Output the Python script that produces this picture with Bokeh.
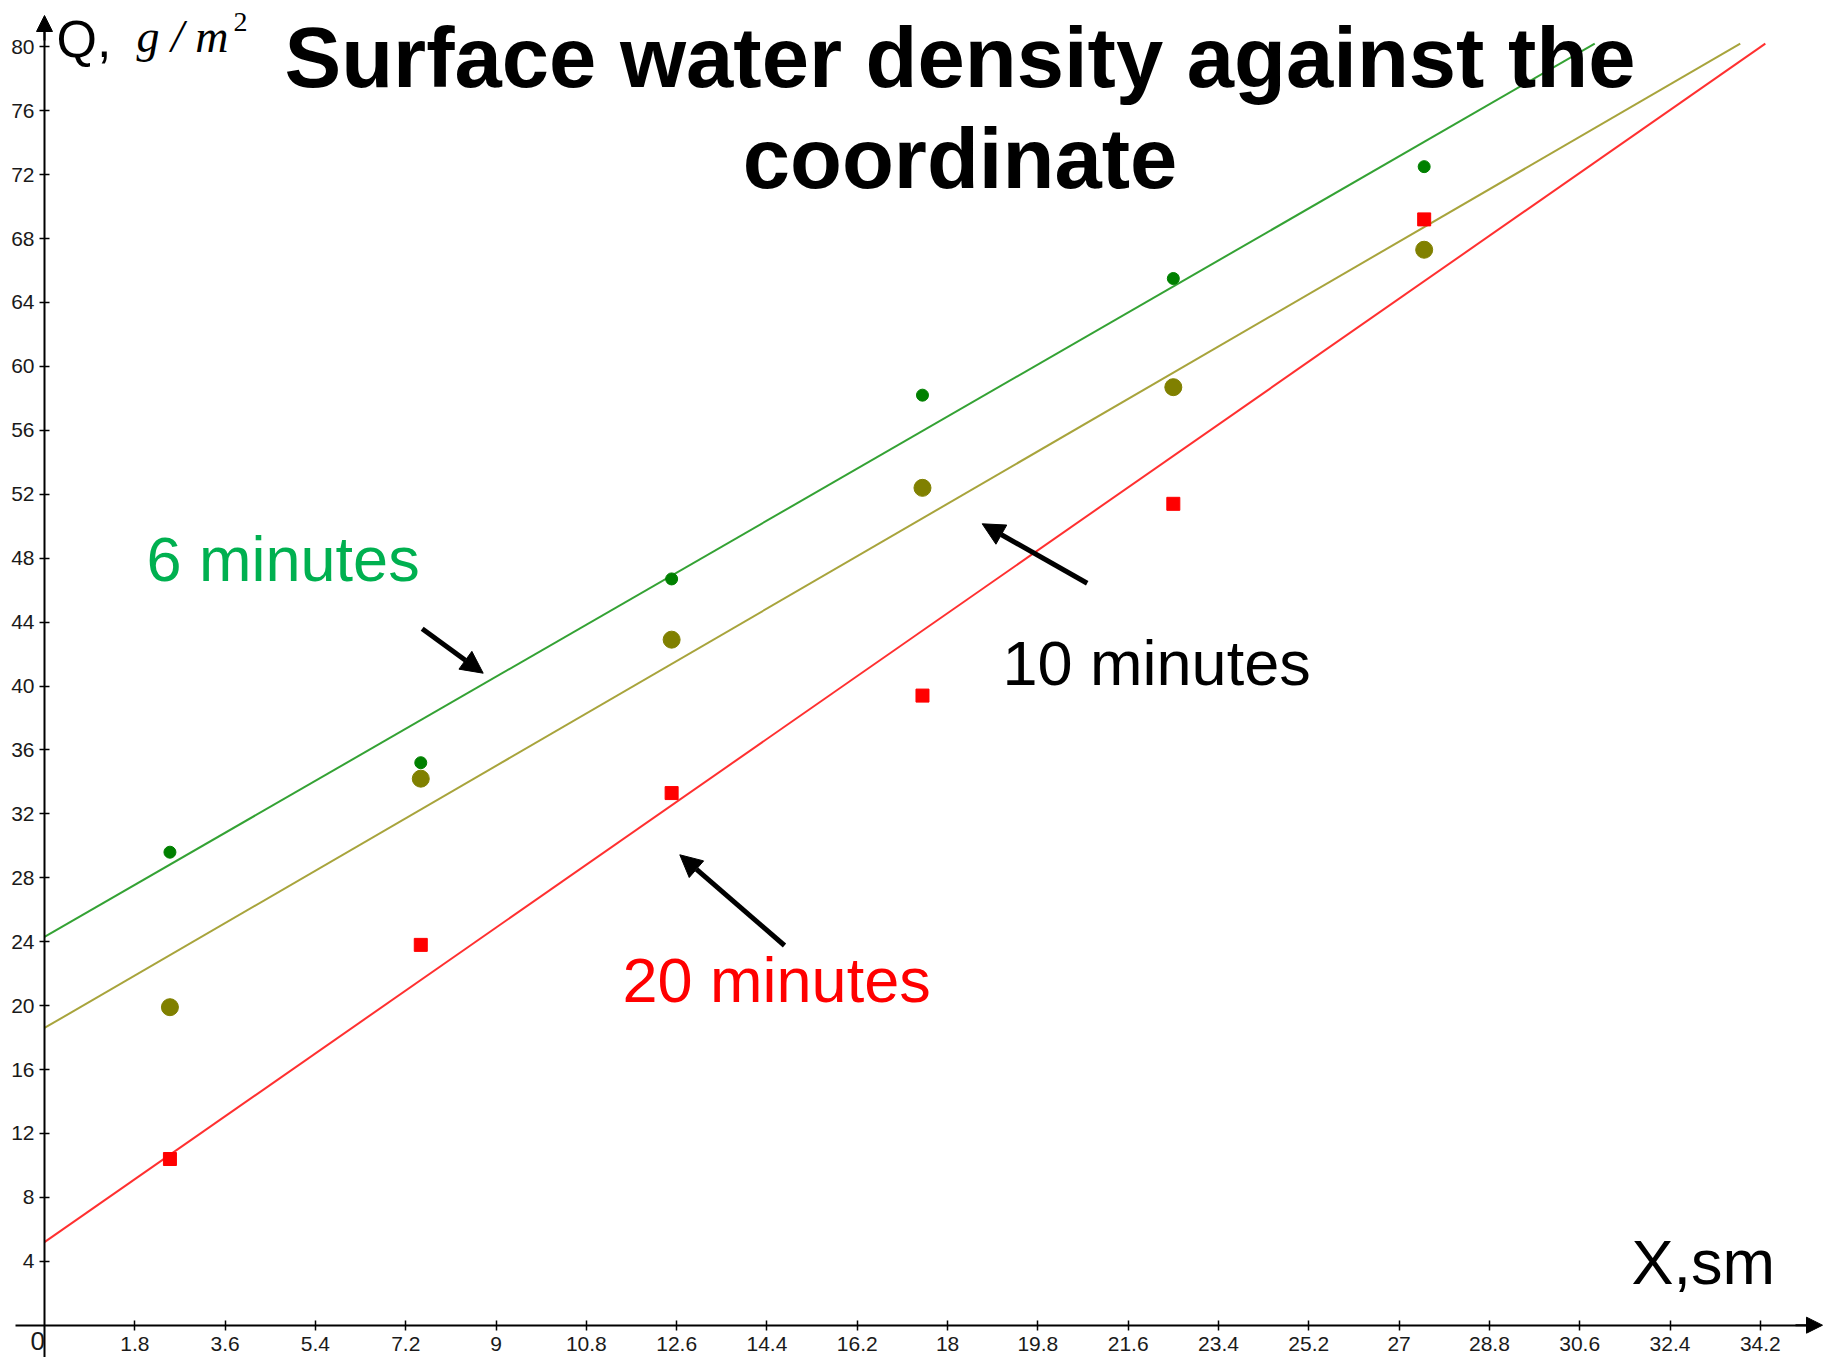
from bokeh.plotting import figure
from bokeh.models import Range1d, FixedTicker, Label, Arrow, NormalHead
from bokeh.embed import file_html
from bokeh.resources import INLINE

# ---------------- data ----------------
x_pos = [2.5, 7.5, 12.5, 17.5, 22.5, 27.5]          # X, sm
q_6min = [29.6, 35.2, 46.7, 58.2, 65.5, 72.5]        # Q, g/m^2 after 6 minutes
q_10min = [19.9, 34.2, 42.9, 52.4, 58.7, 67.3]       # after 10 minutes
q_20min = [10.4, 23.8, 33.3, 39.4, 51.4, 69.2]       # after 20 minutes

# fitted straight lines (end points)
fit6_x = [0.0, 30.9]
fit6_q = [24.3, 80.2]
fit10_x = [0.0, 33.8]
fit10_q = [18.6, 80.2]
fit20_x = [0.0, 34.3]
fit20_q = [5.2, 80.2]

x_ticks = [1.8, 3.6, 5.4, 7.2, 9, 10.8, 12.6, 14.4, 16.2, 18, 19.8, 21.6,
           23.4, 25.2, 27, 28.8, 30.6, 32.4, 34.2]
x_tick_labels = ["1.8", "3.6", "5.4", "7.2", "9", "10.8", "12.6", "14.4", "16.2",
                 "18", "19.8", "21.6", "23.4", "25.2", "27", "28.8", "30.6",
                 "32.4", "34.2"]
y_ticks = [4, 8, 12, 16, 20, 24, 28, 32, 36, 40, 44, 48, 52, 56, 60, 64, 68,
           72, 76, 80]
y_tick_labels = [str(t) for t in y_ticks]

# ---------------- layout ----------------
W, H = 1824, 1357
X0_PAGE, SX = 44.0, 50.17      # page px of x=0, px per unit
Y0_PAGE, SY = 1324.7, 15.98    # page px of y=0, px per unit


def sx(page_x):
    return page_x


def sy(page_y):
    return H - page_y


x_start = -X0_PAGE / SX
x_end = x_start + W / SX
y_end = Y0_PAGE / SY
y_start = y_end - H / SY

p = figure(width=W, height=H, x_range=Range1d(x_start, x_end),
           y_range=Range1d(y_start, y_end), output_backend="svg",
           toolbar_location=None, min_border=0)
p.outline_line_color = None
p.grid.visible = False
p.background_fill_color = "white"

TICK_FONT = "Liberation Sans"
for ax in (p.xaxis[0], p.yaxis[0]):
    ax.fixed_location = 0
    ax.axis_line_width = 2
    ax.axis_line_color = "black"
    ax.major_tick_in = 5
    ax.major_tick_out = 5
    ax.major_tick_line_width = 1.5
    ax.minor_tick_line_color = None
    ax.major_label_text_font = TICK_FONT
    ax.major_label_text_font_size = "21px"
    ax.major_label_text_color = "#1a1a1a"

p.xaxis[0].ticker = FixedTicker(ticks=x_ticks)
p.xaxis[0].major_label_overrides = dict(zip(x_ticks, x_tick_labels))
p.xaxis[0].major_label_standoff = 7
p.xaxis[0].bounds = (-0.58, 35.3)
p.yaxis[0].ticker = FixedTicker(ticks=y_ticks)
p.yaxis[0].major_label_overrides = dict(zip(y_ticks, y_tick_labels))
p.yaxis[0].major_label_standoff = 5
p.yaxis[0].bounds = (y_start, 81.0)

# axis arrow heads
p.add_layout(Arrow(end=NormalHead(size=16, fill_color="black", line_color="black"),
                   x_start=sx(X0_PAGE), y_start=sy(40), x_end=sx(X0_PAGE), y_end=sy(15),
                   start_units="screen", end_units="screen",
                   line_color="black", line_width=2))
p.add_layout(Arrow(end=NormalHead(size=16, fill_color="black", line_color="black"),
                   x_start=sx(1795), y_start=sy(Y0_PAGE), x_end=sx(1822), y_end=sy(Y0_PAGE),
                   start_units="screen", end_units="screen",
                   line_color="black", line_width=2))

# fitted lines
p.line(fit6_x, fit6_q, line_color="#34a234", line_width=2)
p.line(fit10_x, fit10_q, line_color="#a8a43c", line_width=2)
p.line(fit20_x, fit20_q, line_color="#ff3030", line_width=2)

# measured points
p.scatter(x_pos, q_6min, marker="circle", size=12, fill_color="#008000",
          line_color="#008000")
p.scatter(x_pos, q_10min, marker="circle", size=17, fill_color="#808000",
          line_color="#808000")
p.scatter(x_pos, q_20min, marker="square", size=13, fill_color="#ff0000",
          line_color="#ff0000")

# ---------------- texts ----------------
SANS = "Liberation Sans"
BASELINE_FIX = 0.37   # renderer puts the alphabetic baseline this many em lower


def label(text, px, py, size, color="black", font=SANS, style="normal",
          align="left"):
    p.add_layout(Label(x=sx(px), y=sy(py - BASELINE_FIX * size),
                       x_units="screen", y_units="screen",
                       text=text, text_font=font, text_font_size=f"{size}px",
                       text_color=color, text_font_style=style,
                       text_align=align, text_baseline="alphabetic"))


label("Surface water density against the", 959.5, 88, 85, style="bold",
      align="center")
label("coordinate", 959.5, 189, 85, style="bold", align="center")

label("Q,", 56, 58, 52)
label("g / m", 136, 53.5, 46, font="Liberation Serif", style="italic")
label("2", 233, 32, 28, font="Liberation Serif")

label("6 minutes", 146, 582, 63, color="#00b050")
label("10 minutes", 1002, 686, 63)
label("20 minutes", 622, 1003, 63, color="#ff0000")
label("X,sm", 1631, 1285, 63)
label("0", 30, 1350, 26, color="#1a1a1a")

# annotation arrows
for (tx, ty, hx, hy) in [(421.7, 628.3, 482.7, 672.7),
                         (1086.7, 582.7, 981.7, 523.3),
                         (784.0, 945.0, 679.3, 854.3)]:
    p.add_layout(Arrow(end=NormalHead(size=22, fill_color="black", line_color="black"),
                       x_start=sx(tx), y_start=sy(ty), x_end=sx(hx), y_end=sy(hy),
                       start_units="screen", end_units="screen",
                       line_color="black", line_width=5))

open("out.html", "w").write(file_html(p, INLINE))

* * *

[SET PROBLEM] Quote the preceding listing precisely and completely, omitting its images.

[FULL ANSWER]
Output the Python script that produces this picture with Bokeh.
from bokeh.plotting import figure
from bokeh.models import Range1d, FixedTicker, Label, Arrow, NormalHead
from bokeh.embed import file_html
from bokeh.resources import INLINE

# ---------------- data ----------------
x_pos = [2.5, 7.5, 12.5, 17.5, 22.5, 27.5]          # X, sm
q_6min = [29.6, 35.2, 46.7, 58.2, 65.5, 72.5]        # Q, g/m^2 after 6 minutes
q_10min = [19.9, 34.2, 42.9, 52.4, 58.7, 67.3]       # after 10 minutes
q_20min = [10.4, 23.8, 33.3, 39.4, 51.4, 69.2]       # after 20 minutes

# fitted straight lines (end points)
fit6_x = [0.0, 30.9]
fit6_q = [24.3, 80.2]
fit10_x = [0.0, 33.8]
fit10_q = [18.6, 80.2]
fit20_x = [0.0, 34.3]
fit20_q = [5.2, 80.2]

x_ticks = [1.8, 3.6, 5.4, 7.2, 9, 10.8, 12.6, 14.4, 16.2, 18, 19.8, 21.6,
           23.4, 25.2, 27, 28.8, 30.6, 32.4, 34.2]
x_tick_labels = ["1.8", "3.6", "5.4", "7.2", "9", "10.8", "12.6", "14.4", "16.2",
                 "18", "19.8", "21.6", "23.4", "25.2", "27", "28.8", "30.6",
                 "32.4", "34.2"]
y_ticks = [4, 8, 12, 16, 20, 24, 28, 32, 36, 40, 44, 48, 52, 56, 60, 64, 68,
           72, 76, 80]
y_tick_labels = [str(t) for t in y_ticks]

# ---------------- layout ----------------
W, H = 1824, 1357
X0_PAGE, SX = 44.0, 50.17      # page px of x=0, px per unit
Y0_PAGE, SY = 1324.7, 15.98    # page px of y=0, px per unit


def sx(page_x):
    return page_x


def sy(page_y):
    return H - page_y


x_start = -X0_PAGE / SX
x_end = x_start + W / SX
y_end = Y0_PAGE / SY
y_start = y_end - H / SY

p = figure(width=W, height=H, x_range=Range1d(x_start, x_end),
           y_range=Range1d(y_start, y_end), output_backend="svg",
           toolbar_location=None, min_border=0)
p.outline_line_color = None
p.grid.visible = False
p.background_fill_color = "white"

TICK_FONT = "Liberation Sans"
for ax in (p.xaxis[0], p.yaxis[0]):
    ax.fixed_location = 0
    ax.axis_line_width = 2
    ax.axis_line_color = "black"
    ax.major_tick_in = 5
    ax.major_tick_out = 5
    ax.major_tick_line_width = 1.5
    ax.minor_tick_line_color = None
    ax.major_label_text_font = TICK_FONT
    ax.major_label_text_font_size = "21px"
    ax.major_label_text_color = "#1a1a1a"

p.xaxis[0].ticker = FixedTicker(ticks=x_ticks)
p.xaxis[0].major_label_overrides = dict(zip(x_ticks, x_tick_labels))
p.xaxis[0].major_label_standoff = 7
p.xaxis[0].bounds = (-0.58, 35.3)
p.yaxis[0].ticker = FixedTicker(ticks=y_ticks)
p.yaxis[0].major_label_overrides = dict(zip(y_ticks, y_tick_labels))
p.yaxis[0].major_label_standoff = 5
p.yaxis[0].bounds = (y_start, 81.0)

# axis arrow heads
p.add_layout(Arrow(end=NormalHead(size=16, fill_color="black", line_color="black"),
                   x_start=sx(X0_PAGE), y_start=sy(40), x_end=sx(X0_PAGE), y_end=sy(15),
                   start_units="screen", end_units="screen",
                   line_color="black", line_width=2))
p.add_layout(Arrow(end=NormalHead(size=16, fill_color="black", line_color="black"),
                   x_start=sx(1795), y_start=sy(Y0_PAGE), x_end=sx(1822), y_end=sy(Y0_PAGE),
                   start_units="screen", end_units="screen",
                   line_color="black", line_width=2))

# fitted lines
p.line(fit6_x, fit6_q, line_color="#34a234", line_width=2)
p.line(fit10_x, fit10_q, line_color="#a8a43c", line_width=2)
p.line(fit20_x, fit20_q, line_color="#ff3030", line_width=2)

# measured points
p.scatter(x_pos, q_6min, marker="circle", size=12, fill_color="#008000",
          line_color="#008000")
p.scatter(x_pos, q_10min, marker="circle", size=17, fill_color="#808000",
          line_color="#808000")
p.scatter(x_pos, q_20min, marker="square", size=13, fill_color="#ff0000",
          line_color="#ff0000")

# ---------------- texts ----------------
SANS = "Liberation Sans"
BASELINE_FIX = 0.37   # renderer puts the alphabetic baseline this many em lower


def label(text, px, py, size, color="black", font=SANS, style="normal",
          align="left"):
    p.add_layout(Label(x=sx(px), y=sy(py - BASELINE_FIX * size),
                       x_units="screen", y_units="screen",
                       text=text, text_font=font, text_font_size=f"{size}px",
                       text_color=color, text_font_style=style,
                       text_align=align, text_baseline="alphabetic"))


label("Surface water density against the", 959.5, 88, 85, style="bold",
      align="center")
label("coordinate", 959.5, 189, 85, style="bold", align="center")

label("Q,", 56, 58, 52)
label("g / m", 136, 53.5, 46, font="Liberation Serif", style="italic")
label("2", 233, 32, 28, font="Liberation Serif")

label("6 minutes", 146, 582, 63, color="#00b050")
label("10 minutes", 1002, 686, 63)
label("20 minutes", 622, 1003, 63, color="#ff0000")
label("X,sm", 1631, 1285, 63)
label("0", 30, 1350, 26, color="#1a1a1a")

# annotation arrows
for (tx, ty, hx, hy) in [(421.7, 628.3, 482.7, 672.7),
                         (1086.7, 582.7, 981.7, 523.3),
                         (784.0, 945.0, 679.3, 854.3)]:
    p.add_layout(Arrow(end=NormalHead(size=22, fill_color="black", line_color="black"),
                       x_start=sx(tx), y_start=sy(ty), x_end=sx(hx), y_end=sy(hy),
                       start_units="screen", end_units="screen",
                       line_color="black", line_width=5))

open("out.html", "w").write(file_html(p, INLINE))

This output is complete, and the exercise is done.